The Company depends on single source or a limited number of suppliers for some of its products, and the loss
of any of these suppliers could harm its business.
The Company is dependent on a limited number of suppliers for its clubheads and shafts, some of which are
single sourced. Furthermore, some of the Company’s products require specifically developed manufacturing
techniques and processes which make it difficult to identify and utilize alternative suppliers quickly. In addition,
many of the Company’s suppliers are not well capitalized and prolonged unfavorable economic conditions could
increase the risk that they will go out of business. If current suppliers are unable to deliver clubheads, shafts or
other components, or if the Company is required to transition to other suppliers, the Company could experience
significant production delays or disruption to its business. The Company also depends on a single or a limited
number of suppliers for the materials it uses to make its golf balls. Many of these materials are customized for
the Company. Any delay or interruption in such supplies could have a material adverse impact upon the
Company’s golf ball business. If the Company did experience any such delays or interruptions, the Company
may not be able to find adequate alternative suppliers at a reasonable cost or without significant disruption to its
business.
A significant disruption in the operations of the Company’s golf club assembly facilities in Carlsbad,
California or its golf ball manufacturing facilities in Chicopee, Massachusetts could have a material adverse
effect on the Company’s sales, profitability and results of operations.

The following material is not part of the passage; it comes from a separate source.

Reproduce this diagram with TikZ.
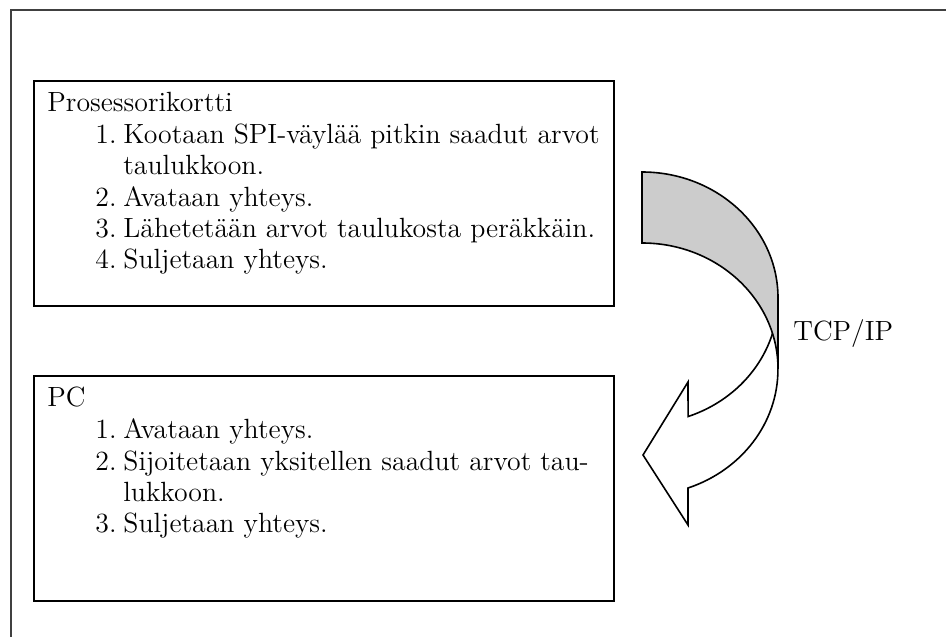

A substantial majority of the Company’s golf club products are assembled at and shipped from its facilities
in Carlsbad, California. A large majority of the Company’s golf ball products are manufactured at and shipped
from its facilities in Chicopee, Massachusetts. Any natural disaster or other significant disruption to the operation
of these facilities could substantially disrupt the Company’s global supply chain coordination for the relevant
golf club or golf ball business segment, including damage to inventory at the respective facilities. In addition, the
Company could incur significantly higher costs and longer delivery times associated with fulfilling orders and
distributing product. As a result, a significant disruption at either of the Carlsbad, California or Chicopee,
Massachusetts, facilities could adversely affect the Company’s sales, profitability and results of operations.
If the Company is unable to obtain at reasonable costs materials or electricity necessary for the manufacture
of its products, its business could be adversely affected.
The Company’s size has made it a large consumer of certain materials, including steel, titanium alloys,
carbon fiber and rubber. The Company does not produce these materials itself, and must rely on its ability to
obtain adequate supplies in the world marketplace in competition with other users of such materials. In the
future, the Company may be unable to obtain its requirements for such materials at a reasonable price or at all.
An interruption in the supply of the materials used by the Company or a significant change in costs could have a
material adverse effect on the Company’s business.
The Company’s golf club and golf ball manufacturing facilities use, among other resources, significant
quantities of electricity to operate. An interruption in the supply of electricity or a significant increase in the cost
of electricity could have a significant adverse effect upon the Company’s results of operations.